Worked solution (warm-up: offline-to-online)
Key idea: We pretrain on offline data (e.g. CQL or BC), then fine-tune with online interaction. The pretrained policy is a good initialization and stays near the data distribution initially; we can use a small bonus for in-distribution actions or a conservative Q so that early online updates do not destroy the policy. Then we gradually allow more exploration. This combines the sample efficiency of offline with the improvement of online.
Extra practice
- Warm-up: Why might we want to “filter” policy updates so that we do not reinforce actions with low Q-values when finetuning from offline to online?
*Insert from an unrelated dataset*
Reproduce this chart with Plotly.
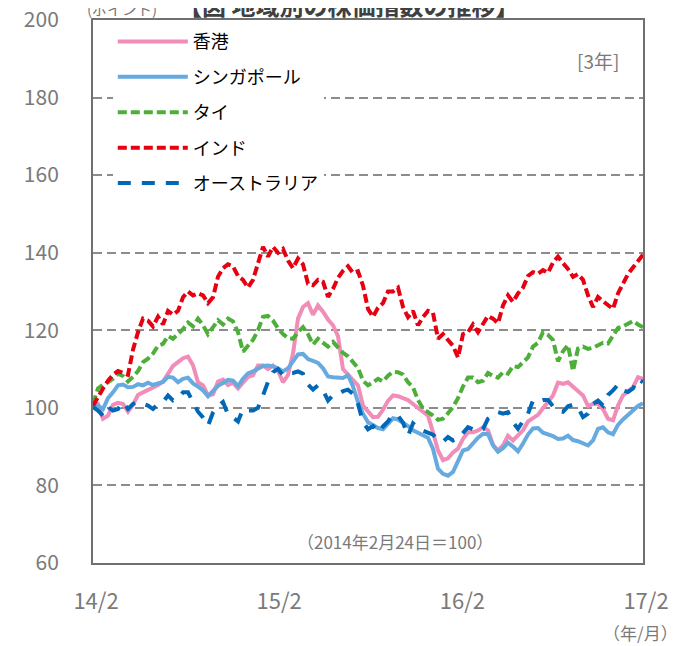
import plotly.graph_objects as go
import pandas as pd

start_date = "2014-02-24"
end_date = "2017-02-24"

series_names = ["香港", "シンガポール", "タイ", "インド", "オーストラリア"]

hongkong = [
    100.6, 101, 97.2, 98, 100.8, 101.3, 101, 99, 100.8, 103.3,
    104, 104.6, 105.3, 105.9, 106.8, 108.8, 110.8, 111.8, 112.8, 113.2,
    111, 106.6, 105.8, 103.2, 103.5, 106.8, 107.3, 105.9, 106.5, 105,
    106.6, 108, 108.4, 110.9, 110.9, 110, 110.9, 109.6, 106.6, 108.5,
    114, 123, 126, 127, 124, 126.4, 124.8, 122.8, 121.3, 118.5,
    110, 108.6, 107.5, 105.8, 100.6, 99, 97.6, 97.7, 99.5, 101.8,
    103.2, 103, 102.5, 102, 101, 100, 99.2, 98, 93.7, 89,
    86.5, 87, 88.5, 89.5, 92, 93.7, 93.7, 94.2, 95, 94.2,
    90.5, 89, 90.3, 92.8, 91.6, 92.8, 94.2, 96.5, 97.3, 98.2,
    99.9, 101.7, 103.2, 106.5, 106.2, 106.6, 105.5, 104.6, 103.2, 100.5,
    101, 101, 99.7, 97.2, 96.8, 100.6, 103.2, 104.3, 105.3, 107.9,
    107.5,
]

singapore = [
    101, 100.6, 99.7, 102.5, 104, 105.8, 106, 105.3, 105.4, 106.1,
    105.8, 106.5, 105.9, 106.2, 106.7, 108, 107.8, 106.6, 107.5, 107.8,
    106.3, 105.5, 104.5, 103, 104.2, 105.7, 106.4, 107.2, 107, 105.6,
    107.5, 108.9, 109.4, 110.1, 110.8, 110.9, 110.7, 110.2, 109.4, 110.2,
    112, 113.8, 113.9, 112.6, 112.1, 111.6, 110.2, 108.1, 107.9, 107.9,
    107.7, 108.4, 105.5, 101.5, 98.5, 96.3, 95.4, 94.8, 94.5, 96,
    97.3, 97, 96.2, 95.3, 94.2, 93.5, 93, 92.3, 89.4, 84.3,
    83, 82.5, 83.5, 86, 89, 89.4, 91, 92.3, 93.3, 93.2,
    90.3, 88.7, 89.6, 91, 90, 88.8, 90.8, 93.1, 94.7, 94.8,
    93.6, 93.2, 92.7, 92, 92.1, 92.8, 91.7, 91.4, 90.8, 90.3,
    91.6, 94.6, 95, 93.7, 93.2, 95.6, 97, 98.2, 99.2, 100.5,
    101.2,
]

thailand = [
    101, 105, 106, 106.6, 107.5, 108.8, 108.2, 106.8, 108, 109.5,
    111.8, 112.7, 114, 116, 116.5, 118.5, 117.8, 119, 120.3, 122,
    121, 123, 121.3, 119, 120.6, 122.6, 121.5, 123, 122.3, 119.5,
    114.5, 116, 117.5, 120, 123.5, 123.7, 122.5, 120.5, 119, 118,
    117.8, 119.5, 120.8, 119, 116.3, 117.8, 116.8, 115.8, 117, 115.7,
    114.2, 113.3, 111.6, 110.3, 107, 105.8, 106.6, 107.5, 106.8, 108.3,
    109.3, 109.2, 108.6, 106.6, 105.3, 102, 99.8, 99, 98, 96.9,
    97.2, 98.6, 100.2, 102.5, 105.5, 107.8, 107.8, 106.6, 107, 109,
    108.2, 107.8, 109.2, 108.8, 110.8, 110.5, 111.9, 113, 115.8, 116.8,
    119.5, 118.8, 117.5, 112, 114.6, 116.2, 109.5, 115.3, 115.8, 115.2,
    115.5, 116.3, 116.8, 116.6, 118.5, 120.6, 121, 121.7, 122.4, 121.5,
    120.8,
]

india = [
    100.5, 103, 105, 107, 108.5, 109.5, 109, 108.5, 115, 119.5,
    123, 122.5, 121, 123.5, 121.5, 125, 124, 125, 128.5, 130,
    129, 129.5, 129, 127, 128.5, 133.8, 136, 137, 136.5, 134,
    133, 131, 133, 137, 141.5, 139, 141.5, 140, 141, 138,
    136, 138.5, 137, 132, 131.6, 133, 132.5, 128.6, 130.7, 133.5,
    135.3, 136.5, 134.8, 135.2, 131.5, 125.5, 123.5, 125.8, 127, 130,
    130, 131, 126, 123.4, 125, 121.3, 123.4, 125, 124.5, 117.8,
    119, 117.5, 116, 113, 119, 119.5, 121.5, 119.5, 121.5, 123.7,
    123, 121.8, 126.4, 129, 127.3, 129.5, 131, 134, 135, 134.6,
    135.5, 134.8, 137.5, 139, 137.3, 135.8, 133.8, 134.5, 133, 129,
    126, 128.6, 127.5, 126.5, 125.5, 129.5, 132, 134.5, 136.2, 138,
    139.5,
]

australia = [
    100.2, 99.3, 98, 100.2, 99.3, 99.7, 101.5, 99.7, 101, 101.5,
    101, 100.6, 99.7, 101, 101.5, 103.2, 101.9, 102.3, 104, 104,
    101.5, 99, 97.5, 95.4, 98.8, 100.5, 101.5, 98.3, 97.5, 96.5,
    99.7, 99.3, 99.3, 100, 103.2, 106.7, 109.2, 110, 108.4, 109,
    109, 109.4, 108.8, 106, 104.7, 105.8, 104.5, 101.9, 103.3, 103.5,
    104.3, 104.7, 103.6, 101, 96.3, 94.5, 95.3, 93.7, 95.2, 96.5,
    98.3, 98, 96.2, 92.8, 96, 94.8, 94.1, 93.6, 93.1, 91.8,
    91.3, 92.5, 91.6, 92, 93.7, 95, 94.5, 94, 94.5, 97.2,
    98, 98.9, 98.5, 98.9, 96.3, 94.6, 96.6, 98.5, 101.9, 101.6,
    102, 102, 100.4, 99.2, 99, 100.4, 100.8, 100.1, 97.6, 98.5,
    101, 101.9, 100.6, 103.3, 104.5, 106, 104.5, 104.1, 105, 107.5,
    106.6,
]

x_tick_vals = ["2014-02-24", "2015-02-24", "2016-02-24", "2017-02-24"]
x_tick_text = ["14/2", "15/2", "16/2", "17/2"]
y_tick_vals = [60, 80, 100, 120, 140, 160, 180, 200]

FONT = "Noto Sans CJK JP"
GRAY = "#7a7a7a"

styles = [
    dict(color="#F08DB8", width=4, dash="solid"),
    dict(color="#66AADF", width=4, dash="solid"),
    dict(color="#4DAF3A", width=4, dash="9px,4px"),
    dict(color="#E60012", width=4, dash="9px,4px"),
    dict(color="#0068B7", width=4, dash="13px,11px"),
]

fig = go.Figure()
for name, vals, st in zip(series_names,
                          [hongkong, singapore, thailand, india, australia],
                          styles):
    dates = pd.date_range(start_date, end_date, periods=len(vals))
    fig.add_trace(go.Scatter(
        x=dates, y=vals, mode="lines", name=name, legendgroup=name,
        line=dict(color=st["color"], width=st["width"], dash=st["dash"]),
    ))

fig.update_layout(
    width=678, height=638,
    margin=dict(l=85, r=43, t=12, b=83, autoexpand=False),
    paper_bgcolor="white", plot_bgcolor="white",
    font=dict(family=FONT, color=GRAY, size=21),
    showlegend=True,
    legend=dict(
        x=0.036, y=0.994, xanchor="left", yanchor="top",
        bgcolor="white", borderwidth=0,
        font=dict(family=FONT, size=18, color="#000000"),
        tracegroupgap=9, itemwidth=70,
    ),
    xaxis=dict(
        type="date", automargin=False,
        range=[start_date, end_date],
        tickvals=x_tick_vals, ticktext=x_tick_text,
        showgrid=False, zeroline=False,
        showline=True, linecolor="#707070", linewidth=2, mirror=True,
        ticks="", ticklabelstandoff=18, ticklabelshift=3,
        ticklabeloverflow="allow",
        tickfont=dict(family=FONT, size=22, color=GRAY),
    ),
    yaxis=dict(
        range=[60, 200], tickvals=y_tick_vals, automargin=False,
        showgrid=True, gridcolor="#8c8c8c", gridwidth=1.5, griddash="9px,5px",
        zeroline=False,
        showline=True, linecolor="#707070", linewidth=2, mirror=True,
        ticks="outside", ticklen=28, tickcolor="rgba(255,255,255,0)",
        ticklabeloverflow="allow",
        tickfont=dict(family=FONT, size=21, color=GRAY),
    ),
    annotations=[
        dict(text="[3年]", xref="paper", yref="paper", x=0.918, y=0.926,
             xanchor="center", yanchor="middle",
             showarrow=False, font=dict(family=FONT, size=19, color=GRAY)),
        dict(text="（2014年2月24日＝100）", xref="paper", yref="paper",
             x=0.549, y=0.04, xanchor="center", yanchor="middle",
             showarrow=False,
             font=dict(family=FONT, size=17, color=GRAY)),
        dict(text="（年/月）", xref="paper", yref="paper", x=1.0, y=0,
             xanchor="center", yanchor="middle", yshift=-69, xshift=-3,
             showarrow=False, font=dict(family=FONT, size=17, color=GRAY)),
        dict(text="(ポイント)", xref="paper", yref="paper", x=-0.015, y=1,
             xanchor="left", yanchor="bottom", yshift=-1, showarrow=False,
             font=dict(family=FONT, size=15, color=GRAY)),
        dict(text="<b>【図 地域別の株価指数の推移】</b>", xref="paper", yref="paper",
             x=0.15, y=1, xanchor="left", yanchor="bottom", yshift=-4,
             showarrow=False, font=dict(family=FONT, size=24, color="#404040")),
    ],
)

fig.write_html("out.html")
- Coding: Pretrain SAC offline on 200k Hopper transitions. Then finetune online for 100k steps. Plot return every 5k steps. Compare with SAC from scratch for 100k steps. Which reaches higher return faster?
- Challenge: Implement the Q-filter: threshold = 25th percentile of Q(s, a) on the current batch. Compare online finetuning with and without Q-filter (same offline pretraining). Does Q-filter reduce instability or improve final return?